GOAL:
Transcribe all of the data exactly. Omit the pictures.

DATASET EXCERPT:
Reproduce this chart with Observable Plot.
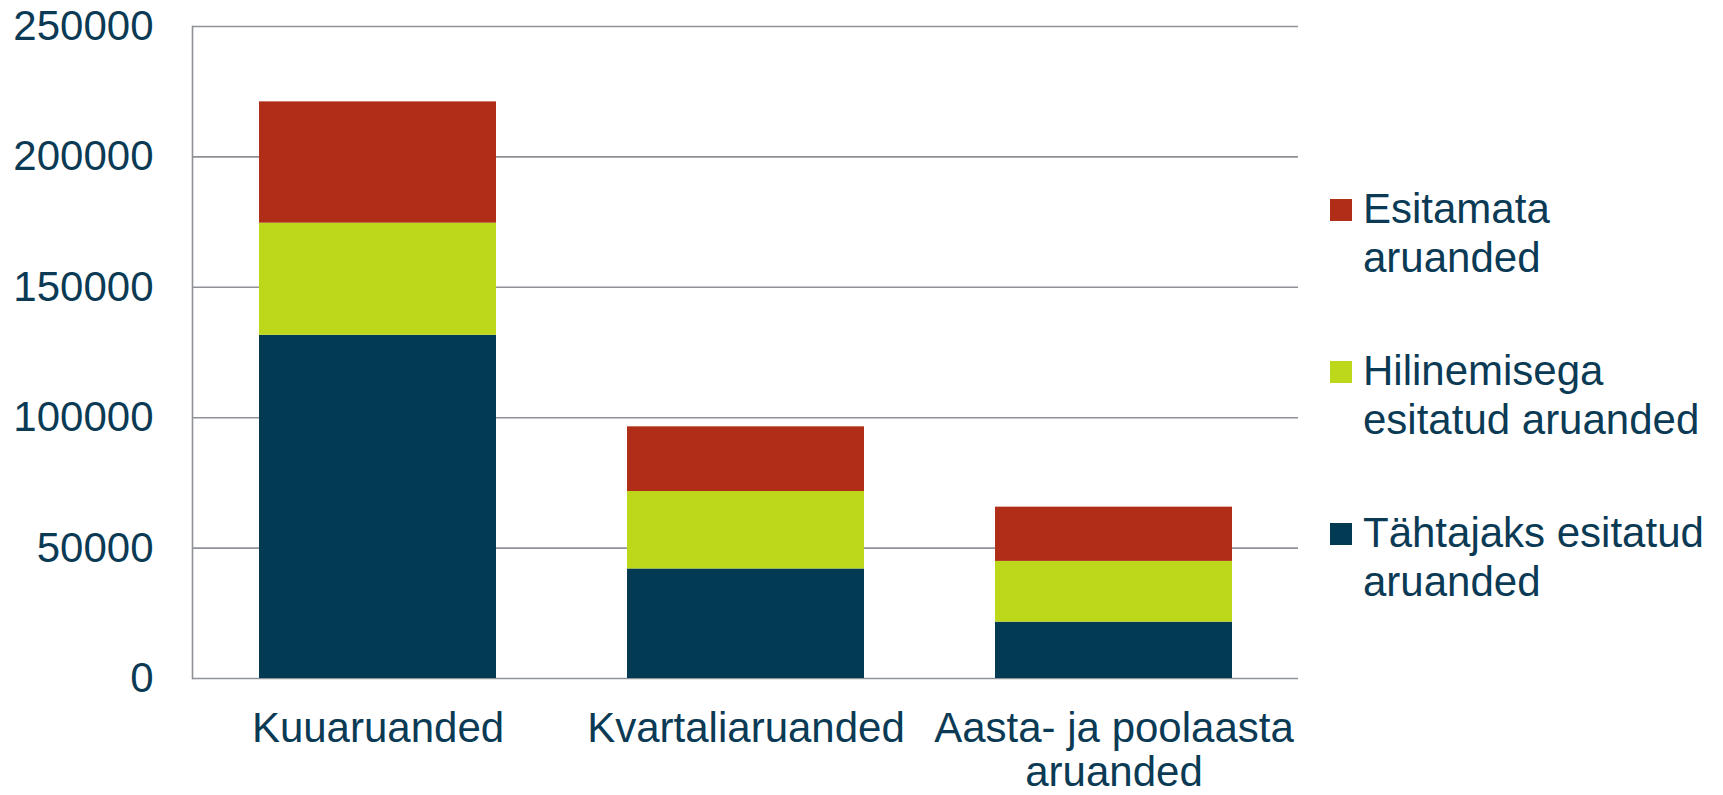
<!DOCTYPE html>
<html>
<head>
<meta charset="utf-8">
<script src="https://cdn.jsdelivr.net/npm/d3@7"></script>
<script src="https://cdn.jsdelivr.net/npm/@observablehq/plot@0.6"></script>
<style>
  html, body { margin: 0; padding: 0; background: #ffffff; overflow: hidden; }
  #wrap { position: relative; width: 1723px; height: 795px; font-family: "Liberation Sans", Arial, sans-serif; }
  #legend { position: absolute; left: 1330px; top: 184px; color: #0b3a55; font-size: 42px; line-height: 49px; }
  .item { position: absolute; left: 0; width: 400px; }
  .sw { position: absolute; left: 0; top: 15px; width: 22px; height: 22px; }
  .lab { position: absolute; left: 33px; top: 0; white-space: pre; }
</style>
</head>
<body>
<div id="wrap"><div id="legend"></div></div>
<script>
const categories = ["Kuuaruanded", "Kvartaliaruanded", "Aasta- ja poolaasta aruanded"];
const categoryLabels = ["Kuuaruanded", "Kvartaliaruanded", "Aasta- ja poolaasta\naruanded"];
const series = ["Tähtajaks esitatud aruanded", "Hilinemisega esitatud aruanded", "Esitamata aruanded"];
const seriesColors = ["#033a53", "#bdd81a", "#b02e17"];
const onTime = [131600, 42000, 21600];
const late = [43000, 29700, 23300];
const missing = [46500, 24800, 20800];
const yTicks = [0, 50000, 100000, 150000, 200000, 250000];
const legendOrder = ["Esitamata aruanded", "Hilinemisega esitatud aruanded", "Tähtajaks esitatud aruanded"];
const legendLabels = ["Esitamata\naruanded", "Hilinemisega\nesitatud aruanded", "Tähtajaks esitatud\naruanded"];

const values = [onTime, late, missing];
const rows = [];
series.forEach((s, i) => categories.forEach((c, j) => rows.push({category: c, series: s, value: values[i][j]})));

const textColor = "#0b3a55";
const gridColor = "#8e9297";

const chart = Plot.plot({
  width: 1723,
  height: 795,
  marginLeft: 192,
  marginRight: 425,
  marginTop: 26,
  marginBottom: 117,
  style: {fontFamily: "'Liberation Sans', Arial, sans-serif", color: textColor, background: "#ffffff"},
  x: {domain: categories, paddingInner: 0.356, paddingOuter: 0.178},
  y: {domain: [0, 250000]},
  color: {domain: series, range: seriesColors},
  marks: [
    Plot.ruleY(yTicks, {stroke: gridColor, strokeWidth: 1.6}),
    Plot.frame({anchor: "left", stroke: gridColor, strokeWidth: 1.6}),
    Plot.barY(rows, Plot.stackY({x: "category", y: "value", fill: "series", order: series})),
    Plot.axisY({ticks: yTicks, tickSize: 0, tickPadding: 39, fontSize: 42, tickFormat: d => String(d), label: null}),
    Plot.axisX({tickSize: 0, tickPadding: 32, fontSize: 42, lineHeight: 1.05, tickFormat: d => categoryLabels[categories.indexOf(d)], label: null})
  ]
});
document.getElementById("wrap").prepend(chart);

const legend = document.getElementById("legend");
legendOrder.forEach((s, i) => {
  const item = document.createElement("div");
  item.className = "item";
  item.style.top = (i * 162) + "px";
  const sw = document.createElement("div");
  sw.className = "sw";
  sw.style.background = seriesColors[series.indexOf(s)];
  const lab = document.createElement("div");
  lab.className = "lab";
  lab.textContent = legendLabels[i];
  item.appendChild(sw);
  item.appendChild(lab);
  legend.appendChild(item);
});
</script>
</body>
</html>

WRITTEN ANSWER:
Reproduce this chart with Observable Plot.
<!DOCTYPE html>
<html>
<head>
<meta charset="utf-8">
<script src="https://cdn.jsdelivr.net/npm/d3@7"></script>
<script src="https://cdn.jsdelivr.net/npm/@observablehq/plot@0.6"></script>
<style>
  html, body { margin: 0; padding: 0; background: #ffffff; overflow: hidden; }
  #wrap { position: relative; width: 1723px; height: 795px; font-family: "Liberation Sans", Arial, sans-serif; }
  #legend { position: absolute; left: 1330px; top: 184px; color: #0b3a55; font-size: 42px; line-height: 49px; }
  .item { position: absolute; left: 0; width: 400px; }
  .sw { position: absolute; left: 0; top: 15px; width: 22px; height: 22px; }
  .lab { position: absolute; left: 33px; top: 0; white-space: pre; }
</style>
</head>
<body>
<div id="wrap"><div id="legend"></div></div>
<script>
const categories = ["Kuuaruanded", "Kvartaliaruanded", "Aasta- ja poolaasta aruanded"];
const categoryLabels = ["Kuuaruanded", "Kvartaliaruanded", "Aasta- ja poolaasta\naruanded"];
const series = ["Tähtajaks esitatud aruanded", "Hilinemisega esitatud aruanded", "Esitamata aruanded"];
const seriesColors = ["#033a53", "#bdd81a", "#b02e17"];
const onTime = [131600, 42000, 21600];
const late = [43000, 29700, 23300];
const missing = [46500, 24800, 20800];
const yTicks = [0, 50000, 100000, 150000, 200000, 250000];
const legendOrder = ["Esitamata aruanded", "Hilinemisega esitatud aruanded", "Tähtajaks esitatud aruanded"];
const legendLabels = ["Esitamata\naruanded", "Hilinemisega\nesitatud aruanded", "Tähtajaks esitatud\naruanded"];

const values = [onTime, late, missing];
const rows = [];
series.forEach((s, i) => categories.forEach((c, j) => rows.push({category: c, series: s, value: values[i][j]})));

const textColor = "#0b3a55";
const gridColor = "#8e9297";

const chart = Plot.plot({
  width: 1723,
  height: 795,
  marginLeft: 192,
  marginRight: 425,
  marginTop: 26,
  marginBottom: 117,
  style: {fontFamily: "'Liberation Sans', Arial, sans-serif", color: textColor, background: "#ffffff"},
  x: {domain: categories, paddingInner: 0.356, paddingOuter: 0.178},
  y: {domain: [0, 250000]},
  color: {domain: series, range: seriesColors},
  marks: [
    Plot.ruleY(yTicks, {stroke: gridColor, strokeWidth: 1.6}),
    Plot.frame({anchor: "left", stroke: gridColor, strokeWidth: 1.6}),
    Plot.barY(rows, Plot.stackY({x: "category", y: "value", fill: "series", order: series})),
    Plot.axisY({ticks: yTicks, tickSize: 0, tickPadding: 39, fontSize: 42, tickFormat: d => String(d), label: null}),
    Plot.axisX({tickSize: 0, tickPadding: 32, fontSize: 42, lineHeight: 1.05, tickFormat: d => categoryLabels[categories.indexOf(d)], label: null})
  ]
});
document.getElementById("wrap").prepend(chart);

const legend = document.getElementById("legend");
legendOrder.forEach((s, i) => {
  const item = document.createElement("div");
  item.className = "item";
  item.style.top = (i * 162) + "px";
  const sw = document.createElement("div");
  sw.className = "sw";
  sw.style.background = seriesColors[series.indexOf(s)];
  const lab = document.createElement("div");
  lab.className = "lab";
  lab.textContent = legendLabels[i];
  item.appendChild(sw);
  item.appendChild(lab);
  legend.appendChild(item);
});
</script>
</body>
</html>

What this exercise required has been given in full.